Hallows, not Horcruxes: or blessings, not curses, to translate. In the end, it’s not that Dumbledore was the opposite of Voldemort in motive—he, too, wanted absolute power, and it is worth remembering—but that he chose his path differently and in the end, diverted from it. While a children’s book can certainly deal with difficult choices, Harry Potter elevates this basic idea by making the choice that of power, of death, of murder. How do we choose when faced with dire situations? What is right in these moments, and what is best? Rowling complicates the ideas of right and wrong so that Dumbledore cannot be seen as a wholly benevolent character. He is, in many ways, like Voldemort and he refuses to deny it, but Harry is able to remind him that it’s not always so simple. This is also a scene between two dead people (Harry is dead enough for our purposes: he was hit with the killing spell) where later Harry is given the choice to stay and see what happens next, or to return to life and to the fight. Here we have the competition between what is easy and safe, and what is hard and righteous. Harry is an abused child who, for the last seven years, has fought odds that should have killed him. He’s been psychologically abused, continuously injured, and left to fend for himself. He should have PTSD (at least) by now, so death— in this case the white, pristine train station that could ferry him away from any more pain— is a tease. In the end he chooses to go back not because staying is wrong, but because returning is noble. This is not child’s play. The Potter series deals with issues of power and domination and consistently allows for nuanced representation of character and examination of ideals. Not every single character is fully fleshed out, but it is a rare book, literary or otherwise, that can claim this. The characters that are dynamic in potter are enough for the series to get the chance to rise from only children’s literature, or its apparent position as fodder for denigration of other, arguably “better,” novels.

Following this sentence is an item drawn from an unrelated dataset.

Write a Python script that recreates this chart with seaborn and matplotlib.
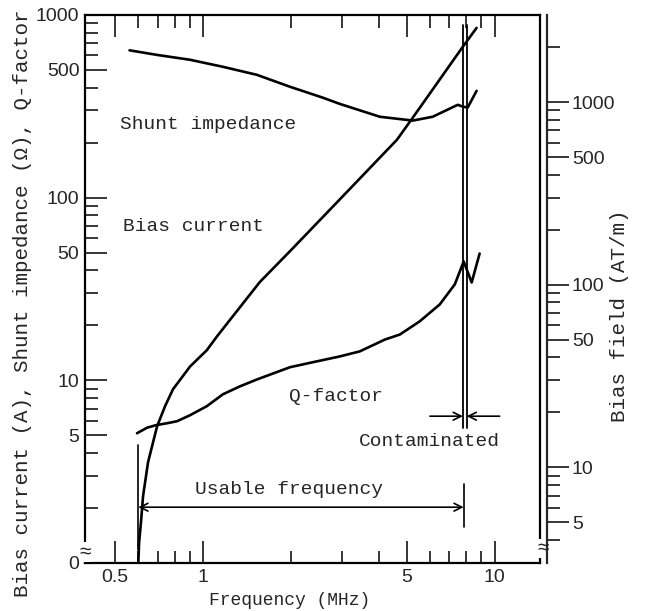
import numpy as np
import pandas as pd
import matplotlib
matplotlib.use('Agg')
import matplotlib.pyplot as plt
import matplotlib.transforms as mtrans
import seaborn as sns

# === Dữ liệu (MHz, giá trị trục trái) ===
shunt_freq = [0.56, 0.696, 0.903, 1.17, 1.53, 1.99, 2.58, 2.94, 4.04, 5.24, 6.13, 7.47, 7.77, 8.08, 8.67]
shunt_val = [640, 604, 568, 520, 470, 404, 352, 326, 277, 264, 277, 322, 315, 311, 384]

bias_freq = [0.60, 0.604, 0.613, 0.623, 0.648, 0.696, 0.741, 0.789, 0.903, 1.03, 1.117,
             1.566, 1.99, 2.94, 4.62, 5.24, 7.77, 8.67]
bias_val = [1.0, 1.30, 1.68, 2.32, 3.56, 5.6, 7.21, 8.93, 11.9, 14.6, 17.4,
            34.5, 51.0, 97.5, 207, 274, 668, 849]

q_freq = [0.594, 0.643, 0.69, 0.753, 0.815, 0.903, 1.03, 1.17, 1.34, 1.53, 1.74, 1.99,
          2.46, 2.94, 3.45, 4.20, 4.73, 5.53, 6.48, 7.30, 7.83, 8.34, 8.88]
q_val = [5.13, 5.50, 5.68, 5.82, 5.97, 6.44, 7.21, 8.38, 9.27, 10.1, 10.9, 11.8,
         12.7, 13.5, 14.4, 16.7, 17.8, 21.0, 26.0, 33.5, 44.7, 34.3, 49.4]

x_major = [0.5, 1, 5, 10]
x_major_labels = ['0.5', '1', '5', '10']
x_minor = [0.6, 0.7, 0.8, 0.9, 2, 3, 4, 6, 7, 8, 9]
y_major = [1, 5, 10, 50, 100, 500, 1000]
y_major_labels = ['0', '5', '10', '50', '100', '500', '1000']
y_minor = [2, 3, 4, 6, 7, 8, 9, 20, 30, 40, 60, 70, 80, 90, 200, 300, 400, 600, 700, 800, 900]
field_major = [5, 10, 50, 100, 500, 1000]
field_minor = [4, 6, 7, 8, 9, 20, 30, 40, 60, 70, 80, 90, 200, 300, 400, 600, 700, 800, 900, 2000]
field_per_amp = 3.0

usable_lo, usable_hi = 0.60, 7.83
contam_lo, contam_hi = 7.78, 8.02

sns.set_style('white')
plt.rcParams['font.family'] = ['Liberation Mono', 'DejaVu Sans Mono', 'DejaVu Sans']
mono = ['Liberation Mono', 'DejaVu Sans Mono', 'DejaVu Sans']
sans = ['Liberation Sans', 'DejaVu Sans']

fig = plt.figure(figsize=(6.49, 6.11), dpi=100)
ax = fig.add_axes([0.131, 0.0786, 0.701, 0.897])

curves = pd.concat([
    pd.DataFrame({'f': shunt_freq, 'v': shunt_val, 'c': 'shunt'}),
    pd.DataFrame({'f': bias_freq, 'v': bias_val, 'c': 'bias'}),
    pd.DataFrame({'f': q_freq, 'v': q_val, 'c': 'q'}),
])
for name, g in curves.groupby('c'):
    sns.lineplot(data=g, x='f', y='v', ax=ax, color='black', lw=1.9,
                 sort=False, estimator=None)

ax.set_xscale('log')
ax.set_yscale('log')
ax.set_xlim(0.394, 14.3)
ax.set_ylim(1, 1000)

tick_fs = 14
ax.set_xticks(x_major)
ax.set_xticklabels(x_major_labels, family=sans, fontsize=tick_fs)
ax.set_xticks(x_minor, minor=True)
ax.set_yticks(y_major)
ax.set_yticklabels(y_major_labels, family=sans, fontsize=tick_fs)
ax.set_yticks(y_minor, minor=True)
ax.xaxis.set_minor_formatter(matplotlib.ticker.NullFormatter())
ax.yaxis.set_minor_formatter(matplotlib.ticker.NullFormatter())
ax.tick_params(which='major', direction='in', length=16, width=1.3,
               top=True, right=True, bottom=True, left=True, pad=4)
ax.tick_params(which='minor', direction='in', length=9, width=1.3,
               top=True, right=True, bottom=True, left=True)
for s in ax.spines.values():
    s.set_linewidth(1.6)
    s.set_color('black')
ax.set_xlabel('')
ax.set_ylabel('')

# trục phải: Bias field
ax2 = ax.twinx()
ax2.set_yscale('log')
ax2.set_ylim(1 * field_per_amp, 1000 * field_per_amp)
ax2.spines['right'].set_position(('outward', 5))
for k in ['left', 'top', 'bottom']:
    ax2.spines[k].set_visible(False)
ax2.spines['right'].set_linewidth(1.6)
ax2.set_yticks(field_major)
ax2.set_yticklabels([str(v) for v in field_major], family=sans, fontsize=tick_fs)
ax2.set_yticks(field_minor, minor=True)
ax2.yaxis.set_minor_formatter(matplotlib.ticker.NullFormatter())
ax2.tick_params(which='major', direction='out', length=16, width=1.3, pad=2)
ax2.tick_params(which='minor', direction='out', length=9, width=1.3)

# vùng tần số dùng được và vùng nhiễu
ax.plot([usable_lo, usable_lo], [1.2, 4.4], color='black', lw=1.2)
ax.plot([usable_hi, usable_hi], [1.57, 2.7], color='black', lw=1.2)
ax.annotate('', xy=(usable_lo, 2.02), xytext=(usable_hi, 2.02),
            arrowprops=dict(arrowstyle='<->', lw=1.2, color='black',
                            mutation_scale=14, shrinkA=0, shrinkB=0))
for xc in [contam_lo, contam_hi]:
    ax.plot([xc, xc], [5.5, 880], color='black', lw=1.3)
ax.annotate('', xy=(contam_lo, 6.36), xytext=(6.0, 6.36),
            arrowprops=dict(arrowstyle='->', lw=1.2, color='black',
                            mutation_scale=14, shrinkA=0, shrinkB=0))
ax.annotate('', xy=(contam_hi, 6.36), xytext=(10.4, 6.36),
            arrowprops=dict(arrowstyle='->', lw=1.2, color='black',
                            mutation_scale=14, shrinkA=0, shrinkB=0))

fs = 14
ax.text(0.52, 251, 'Shunt impedance', fontsize=fs, va='center', family=mono)
ax.text(0.532, 69.5, 'Bias current', fontsize=fs, va='center', family=mono)
ax.text(1.97, 8.18, 'Q-factor', fontsize=fs, va='center', family=mono)
ax.text(10.4, 4.64, 'Contaminated', fontsize=fs, va='center', ha='right', family=mono)
ax.text(0.94, 2.54, 'Usable frequency', fontsize=fs, va='center', family=mono)

# ký hiệu ngắt trục
trans_l = mtrans.blended_transform_factory(ax.transAxes, ax.transData)
ax.text(0, 1.15, '\u2248', transform=trans_l, ha='center', va='center',
        fontsize=15, family=sans,
        bbox=dict(facecolor='white', edgecolor='none', pad=0.2), zorder=10,
        clip_on=False)
ax.text(1.008, 1.2, '\u2248', transform=trans_l, ha='center', va='center',
        fontsize=15, family=sans,
        bbox=dict(facecolor='white', edgecolor='none', pad=0.2), zorder=10,
        clip_on=False)

fig.text(0.034, 0.504, 'Bias current (A), Shunt impedance (\u03a9), Q-factor',
         rotation=90, ha='center', va='center', fontsize=15, family=mono)
fig.text(0.955, 0.484, 'Bias field (AT/m)', rotation=90, ha='center',
         va='center', fontsize=15, family=mono)
fig.text(0.447, 0.018, 'Frequency (MHz)', ha='center', va='center',
         fontsize=13, family=mono)

fig.savefig('out.png', dpi=100)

What then, about the books that aren’t as big as Harry Potter but are genre fiction, those that imagine dragons (or romantic conquest, or murder mysteries, or The Last Frontier)? Those books that never hit 500,000 copies disseminated, much less 400 million? Literature. Still literature. Whether or not anything is good literature is another argument: the goal here isn’t to create a utopia where everything regardless of content is good, and thus all right with the world. I’m not trying to eliminate “good” and “bad.” I only want us to examine what we see as worthy of talking about at all because this is how we create our culture. For example, in the Western past white women weren’t able to write and have it seen worthy, even if men were writing the same kinds of stories women were ridiculed for. Not long after, people of color were in the same boat. And the full potential of culture was stifled, denied space to flourish. The canon wars of the 1980s were a success, but we can’t stop there.

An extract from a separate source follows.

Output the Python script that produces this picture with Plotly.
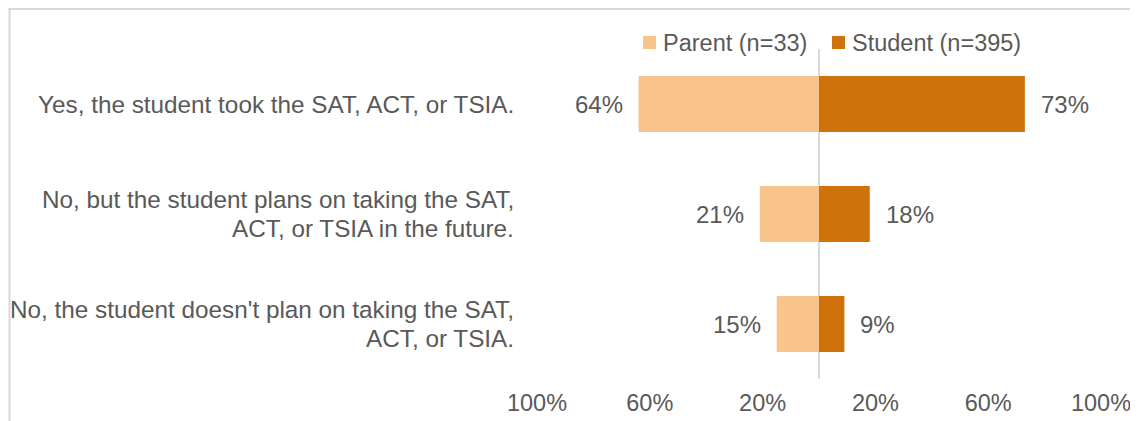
import plotly.graph_objects as go

# ---- data ----
categories = [
    "Yes, the student took the SAT, ACT, or TSIA.",
    "No, but the student plans on taking the SAT,<br>ACT, or TSIA in the future.",
    "No, the student doesn't plan on taking the SAT,<br>ACT, or TSIA.",
]
parent_values = [64, 21, 15]
student_values = [73, 18, 9]
series_names = ["Parent (n=33)", "Student (n=395)"]
tick_values = [-100, -60, -20, 20, 60, 100]
tick_labels = ["100%", "60%", "20%", "20%", "60%", "100%"]

# ---- style ----
OFF = 8  # page body margin
W, H = 1130, 413
L, R, T, B = 529, 37, 41, 42
PW, PH = W - L - R, H - T - B
FONT = "Liberation Sans, Arial, sans-serif"
TXT = "#595959"
FS = 23.5
FS_CAT = 24.3
FS_VAL = 24
LINE_GAP = 29
C_PARENT = "#F8C48A"
C_STUDENT = "#D0720C"
GRAYLINE = "#D9D9D9"


def px2x(px):  # reference-image pixel -> paper x
    return (px - OFF - L) / PW


def px2y(py):  # reference-image pixel -> paper y
    return (H - B - (py - OFF)) / PH


fig = go.Figure()
fig.add_trace(go.Bar(
    y=categories, x=[-v for v in parent_values], orientation="h",
    name=series_names[0], marker=dict(color=C_PARENT, line=dict(width=0)),
    customdata=parent_values, hovertemplate="%{customdata}%<extra></extra>",
))
fig.add_trace(go.Bar(
    y=categories, x=student_values, orientation="h",
    name=series_names[1], marker=dict(color=C_STUDENT, line=dict(width=0)),
    hovertemplate="%{x}%<extra></extra>",
))

annotations = []
for cat, pv, sv in zip(categories, parent_values, student_values):
    annotations.append(dict(x=-pv, y=cat, xref="x", yref="y", text=f"{pv}%",
                            xanchor="right", yanchor="middle", xshift=-14,
                            showarrow=False, font=dict(family=FONT, size=FS_VAL, color=TXT)))
    annotations.append(dict(x=sv, y=cat, xref="x", yref="y", text=f"{sv}%",
                            xanchor="left", yanchor="middle", xshift=14,
                            showarrow=False, font=dict(family=FONT, size=FS_VAL, color=TXT)))
    lines = cat.split("<br>")
    n = len(lines)
    for i, line in enumerate(lines):
        yshift = ((n - 1) / 2 - i) * LINE_GAP
        annotations.append(dict(x=px2x(516), y=cat, xref="paper", yref="y", text=line,
                                xanchor="right", yanchor="middle", align="right",
                                yshift=yshift, showarrow=False,
                                font=dict(family=FONT, size=FS_CAT, color=TXT)))

# manual legend
legend_items = [(series_names[0], C_PARENT, 643), (series_names[1], C_STUDENT, 832)]
shapes = []
for name, col, sx in legend_items:
    shapes.append(dict(type="rect", xref="paper", yref="paper",
                       x0=px2x(sx), x1=px2x(sx + 13), y0=px2y(49), y1=px2y(36),
                       fillcolor=col, line=dict(width=0)))
    annotations.append(dict(x=px2x(sx + 18), y=px2y(43), xref="paper", yref="paper",
                            text=name, xanchor="left", yanchor="middle", showarrow=False,
                            font=dict(family=FONT, size=FS, color=TXT)))

# frame lines
shapes.append(dict(type="line", xref="paper", yref="paper", x0=px2x(9.5), x1=px2x(9.5),
                   y0=px2y(8.5), y1=px2y(OFF + H + 5), line=dict(color=GRAYLINE, width=2)))
shapes.append(dict(type="line", xref="paper", yref="paper", x0=px2x(8.5), x1=px2x(OFF + W + 5),
                   y0=px2y(9), y1=px2y(9), line=dict(color=GRAYLINE, width=2)))

fig.update_layout(
    width=W, height=H,
    margin=dict(l=L, r=R, t=T, b=B, pad=0, autoexpand=False),
    barmode="relative", bargap=0.49,
    showlegend=False,
    paper_bgcolor="white", plot_bgcolor="white",
    font=dict(family=FONT, size=FS, color=TXT),
    xaxis=dict(range=[-100, 100], tickvals=tick_values, ticktext=tick_labels,
               showgrid=False, zeroline=True, zerolinecolor=GRAYLINE, zerolinewidth=1.5,
               showline=False, ticks="outside", ticklen=3, tickcolor="rgba(0,0,0,0)",
               layer="above traces", automargin=False,
               tickfont=dict(family=FONT, size=FS, color=TXT), fixedrange=True),
    yaxis=dict(categoryorder="array", categoryarray=categories, autorange="reversed",
               showticklabels=False, showgrid=False, zeroline=False, showline=False,
               ticks="", automargin=False, fixedrange=True),
    annotations=annotations,
    shapes=shapes,
)

fig.write_html("out.html")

If we are in the business of building culture—and better culture, if we are to do it at all—then we must constantly be in the business of re-examining categories. If Harry Potter is re-defined as Literature, it will still be Harry Potter. However, if the short stories of Ann Leckie or the novels of high-fantasy writer N.K. Jemisin, two authors who have been lauded on the speculative circuit of late, were allowed a chance at literary merit, then things have started to shift. The same goes for other long-loved staples of genre fiction; when we start realizing that “literary merit” and “genre fiction” aren’t mutually exclusive, we’re giving the latter the chance to be culturally valued. Because we are reading genre fiction, enjoying it, and taking things from its books to keep for years to come—all of that poetic reasoning as to why a book deserves literary merit is the answer to the many “whys” of reading genre fiction. Artistic beauty. Meditation on the human experience. Moral insight. Social commentary.
And as the cherry on top, they’re definitively bound to be a rollicking good time.